ポワリエといえば打撃のイメージが強かったが、戦績を見ると確かにサブミッションでもこれまでにかなり勝利数を稼いでいる。今回は第一ラウンドから打撃を見せつつ、距離を潰すダッシュ気味のタックル→グラウンドという展開へ持ち込み、バックを何度も奪う。一発の極めがあるペティスのサブミッション(キムラ)も、ケージを活用しながらうまく防いでいた。ポワリエはパウンドと柔術の技術を非常に滑らかにつなぎ、ペティスを流血させつつボディロックと激しいグラウンドの攻防で弱らせてゆく。第三ラウンド、スタミナも切れないままにポワリエがバックからマウントに移行した所で、ペティスをタップに導いた(肋骨が折れた?)。むろん第一ラウンド最後のパンチの交換も見所だったが、ポワリエがペティス相手に柔術スキルで勝負をかけていった点(ペティスの三角も何度も防いでいる)に、この試合のポイントがあった。どうあっても「隠し武器」的な位置づけであるペティスの柔術を狙い正面勝負を挑んだ、作戦勝ちとも言えるだろう。


2017年11月7日火曜日

[MMA]
時々参考にしている「BJJ Scout」によれば、UFC217のガーブランド対ディラショーのフィニッシュシーンは、2Rでディラショーがキック中心に作戦を変更後、ガーブランドの右が届かないアングルに回り込んでパンチの交錯をできたのが勝因と分析している。なるほど。

2017年11月5日日曜日

[MMA]
スティーヴン・トンプソンvs.ホルヘ・マスヴィダル(UFC217)
コディ・ガーブランドvs.T.J.ディラショー(同上)
明らかな逸材パウロ・コスタとジョニー・ヘンドリックスの長い低迷、まさかのヨアンナ・イェドレイチェッチの王座陥落とローズ・ナマユナスの戴冠、またこれも予想外のGSPの復活とマイケル・ビスピンへの勝利ーといったアップセットに満ちた大会だったが、結果としてあまり目立たくなってしまった「ワンダーボーイ」トンプソン対「ゲームブレッド」マスヴィダルの息詰まる戦いも、非常に見ものであった。
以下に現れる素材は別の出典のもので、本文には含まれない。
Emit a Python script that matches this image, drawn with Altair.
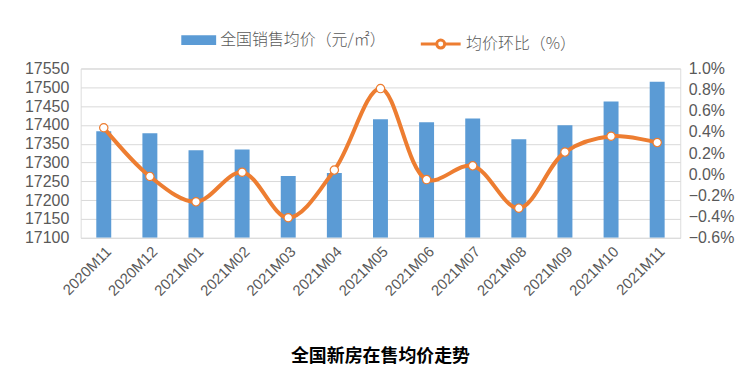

現代MMAでは空手の技術がやはりどちらかと言えば軽視されており、ジョー・ローガンやダニエル・コーミエの解説でも若干それが感じられたのだが、それはひょっとしたらこの両者にその技術への体感がないからなのかもしれない(私はローガンの解説に多くの場合同意するし、コーミエはとても好きなファイターだが)。半身に構えてコンタクトされる面積を少なくし、両手はガードする代わりに下げて打撃の起こりを読みにくくした上で、ディフェンスはフットワーク・ボディワーク・そして距離感で行うという体系は、トンプソンのように十分にリーチのある熟練者が実践すると恐ろしく有効な武器となる。
マスヴィダルは堅いガードとパワーで対抗し、第二ラウンドは多少盛り返したように思えたが、試合巧者にして戦略家の「ゲームブレッド」に対しても終始距離を支配し続けたトンプソンの優勢は、基本的に揺るがなかった。どのような相手に対しても当てられなければ基本負けない訳で、ウッドリーのような化け物的瞬発力を持った相手には通じなかったものの、空手系の技術はマクレガーやGSPのスタイルの中でも生きている。トンプソンのような純粋なアメリカン空手の使い手は貴重な存在である。
ガーブランド対ディラショーは、誰もが注目していたファイトだろう。近年のUFCは特にマクレガー以降どうでもいい争いを焚き付けて敵対性を盛り立てており、食傷気味というか資本主義の性(さが)を見せつけられて嫌気が差しているのだが、かつては同門の彼らが持つ技術体系の同じ部分と違う部分が見られる点で非常に興味深かった。
ガーブランドのしっかり折り畳まれた状態の腕から繰り出される右ショートフックとストレートは極めてスピーディかつ強力で、相手の左の内側から抉るように顎をとらえ、ほぼこれでKOを確実にするものだが、これはアルファメールのスタイルでもあるのだろう。ポスチャーの強固さ、そして強いプレッシャーとスピードによってこのパンチが生み出される。これで第一ラウンドの終わりにTJからダウンをとったが、ブザーもあり決めることはできなかった。
対してディラショーは、ガーブランド的な剛のスタイルに対してそれを脱構築的に組み立てられたものだ、と言えようか。過去の試合を見ても一発で決める力はあるのだが、今回は(ドミニク・クルーズにも最早似ていない)相手を伺うような姿勢から、蹴りで牽制しつつフックのコンビネーションを出していくパターンで、第二ラウンドの終わりに勝負を決めた。ディラショーの前屈みの姿勢にガーブランドが釣り出され、前のめりでパンチの交錯をしてしまった所がガーブランドの敗因だろう。スピードは明らかにガーブランドに分があったが、「間合い」や「距離」の取り方・感じさせ方というものの重要性を見せつけた試合であった。